BUENOS AIRES — “Visitante de invierno” (Winter Visitor) is leading a push into horror films in Argentina.
The pic will premiere March 6 in Buenos Aires as the first homespun horror film made for theatrical release in two decades — at a time when leading producers are making their first bets on the genre.
Distributed by Primer Plano Film Group, the $500,000 film is about a young man who moves to a seaside town to relax only to find a house that kids enter but never exit.
“There is a whole generation of young directors that have made low-budget horror films,” says Horacio Mentasti, who produced “Winter Visitor” under his Cinemagroup banner. “Now they have developed confidence to make the jump to more professional productions.”
“Winter Visitor” director Sergio Esquenazi honed his skills with films like “Bone Breaker” that went straight to DVD.
He is among a platoon of filmmakers in an underground movement that spawned the Buenos Aires Rojo Sangre international festival for horror, fantastic and bizarre films that will be held for the ninth year in November.
Yet theatrical release has eluded the local contingent even as the “Hostel” and “Saw” franchises and recent releases like “AVPR: Aliens vs. Predator — Requiem,” “I Am Legend” and “An American Haunting” have pulled in spectators.
“People like horror films in Argentina,” says Alejandro de Grazia of distributor Pachamama Cine, which will release George Romero’s “Diary of the Dead” on Feb. 21.
“We want to capture some of this market,” says Adrian Garcia Bogliano, director and writer of titles like “Grite una noche” (Scream the Night) and “36 Pasos” (36 Steps). “We are convinced that our films will work well commercially.”

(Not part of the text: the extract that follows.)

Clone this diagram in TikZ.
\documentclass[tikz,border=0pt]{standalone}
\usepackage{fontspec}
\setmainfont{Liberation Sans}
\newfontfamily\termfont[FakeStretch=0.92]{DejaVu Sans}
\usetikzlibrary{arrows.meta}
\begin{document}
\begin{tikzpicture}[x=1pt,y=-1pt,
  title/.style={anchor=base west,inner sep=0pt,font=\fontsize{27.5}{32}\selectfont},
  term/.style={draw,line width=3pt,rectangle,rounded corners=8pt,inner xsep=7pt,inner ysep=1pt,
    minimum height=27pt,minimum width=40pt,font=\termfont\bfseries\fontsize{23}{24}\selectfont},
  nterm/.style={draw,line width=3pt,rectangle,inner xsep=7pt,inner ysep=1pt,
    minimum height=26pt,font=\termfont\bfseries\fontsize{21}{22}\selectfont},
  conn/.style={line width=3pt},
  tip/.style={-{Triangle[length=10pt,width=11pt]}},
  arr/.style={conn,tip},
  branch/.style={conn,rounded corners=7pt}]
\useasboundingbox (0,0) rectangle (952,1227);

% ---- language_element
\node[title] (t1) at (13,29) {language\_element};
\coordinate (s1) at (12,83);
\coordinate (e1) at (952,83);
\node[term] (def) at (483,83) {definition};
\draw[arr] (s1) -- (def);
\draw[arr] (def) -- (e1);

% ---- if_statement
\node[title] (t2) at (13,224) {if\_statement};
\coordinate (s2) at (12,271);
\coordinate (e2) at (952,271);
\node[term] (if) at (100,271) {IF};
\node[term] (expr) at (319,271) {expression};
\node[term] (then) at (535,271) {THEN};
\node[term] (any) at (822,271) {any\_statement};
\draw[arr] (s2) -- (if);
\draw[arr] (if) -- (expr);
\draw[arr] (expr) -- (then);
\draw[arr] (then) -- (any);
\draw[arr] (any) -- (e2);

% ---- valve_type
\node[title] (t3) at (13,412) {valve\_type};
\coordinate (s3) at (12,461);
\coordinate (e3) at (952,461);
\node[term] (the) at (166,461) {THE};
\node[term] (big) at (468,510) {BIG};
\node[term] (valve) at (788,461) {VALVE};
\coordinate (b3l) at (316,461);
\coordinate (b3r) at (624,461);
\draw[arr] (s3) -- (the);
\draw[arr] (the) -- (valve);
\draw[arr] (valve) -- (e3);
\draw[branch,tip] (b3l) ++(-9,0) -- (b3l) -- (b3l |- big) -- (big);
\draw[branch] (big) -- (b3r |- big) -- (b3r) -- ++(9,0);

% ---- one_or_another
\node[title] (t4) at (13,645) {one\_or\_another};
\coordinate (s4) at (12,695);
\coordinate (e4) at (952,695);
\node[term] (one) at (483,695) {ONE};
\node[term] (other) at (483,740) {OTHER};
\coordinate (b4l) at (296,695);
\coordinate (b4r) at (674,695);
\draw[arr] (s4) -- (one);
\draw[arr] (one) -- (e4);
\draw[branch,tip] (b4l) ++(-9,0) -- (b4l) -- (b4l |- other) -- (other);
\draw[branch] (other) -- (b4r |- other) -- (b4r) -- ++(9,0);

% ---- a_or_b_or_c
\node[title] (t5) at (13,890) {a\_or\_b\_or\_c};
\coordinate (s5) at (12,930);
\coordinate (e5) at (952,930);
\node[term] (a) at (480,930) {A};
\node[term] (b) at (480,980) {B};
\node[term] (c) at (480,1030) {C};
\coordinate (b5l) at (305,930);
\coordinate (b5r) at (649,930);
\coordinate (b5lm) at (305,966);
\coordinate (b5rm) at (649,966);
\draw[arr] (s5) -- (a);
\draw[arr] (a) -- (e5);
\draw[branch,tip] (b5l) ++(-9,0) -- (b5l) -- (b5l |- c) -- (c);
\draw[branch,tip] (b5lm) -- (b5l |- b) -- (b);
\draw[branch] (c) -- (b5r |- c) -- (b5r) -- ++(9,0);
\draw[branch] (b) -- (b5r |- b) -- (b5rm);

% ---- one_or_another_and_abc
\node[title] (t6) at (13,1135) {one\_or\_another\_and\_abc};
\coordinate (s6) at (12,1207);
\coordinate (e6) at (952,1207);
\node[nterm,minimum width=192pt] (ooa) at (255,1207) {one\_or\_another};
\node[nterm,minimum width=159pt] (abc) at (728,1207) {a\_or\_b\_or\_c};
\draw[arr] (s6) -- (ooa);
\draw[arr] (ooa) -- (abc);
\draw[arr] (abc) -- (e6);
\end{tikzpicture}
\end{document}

Patagonik Film Group, the biggest producer in Latin America, this year will produce “Ataud blanco” (White Coffin), which Garcia Bogliano wrote with his brother Ramiro.
It is the Disney-backed outfit’s first entry into horror and part of an industrywide push into genre pics as producers aim for wider sales than the auteur films that have dominated the industry over the past decade.
“The horror genre has a large fan base” and this promises a healthy return on low production investment, says Patagonik producer and artistic director Juan Vera.
Daniel de la Vega, who helmed “Jennifer’s Shadow” with Faye Dunaway, will direct “White Coffin,” a $400,000 road pic about a mother trying to recover her daughter alive within 24 hours.
K&S Films, another leading producer, is prepping horror film “Cimarron” this year, directed and written by Israel Adrian Caetano of 2006 Cannes-nommed “Cronica de una fuga” (Buenos Aires 1977).
“Horror films are small-budget films geared to a target,” says Cinemagroup’s Mentasti. “A horror film can work internationally. The big challenge is the language and subtitles.”
To sidestep this issue, Paura Flics, which is co-producing “White Coffin,” has sold the remake rights to Garcia Bogliano’s “Habitaciones para turistas” (Rooms for Tourists), a $3,000 production that had a theatrical run in New York two years ago, to the Collective, a Los Angeles management firm and production entity that owns the horror-film website Bloody-Disgusting.com.
Shooting is slated for the middle of this year, with Garcia Bogliano directing the English-language remake about five city girls who must spend a gruesome night in an isolated house in Mississippi. Lionsgate is tipped to produce.
“There is a new movement of Latin American horror films that is coming out of Argentina, Chile, Peru, Puerto Rico and other places,” says producer Hernan Moyano of Paura Flics. “The movement is gaining attention abroad.”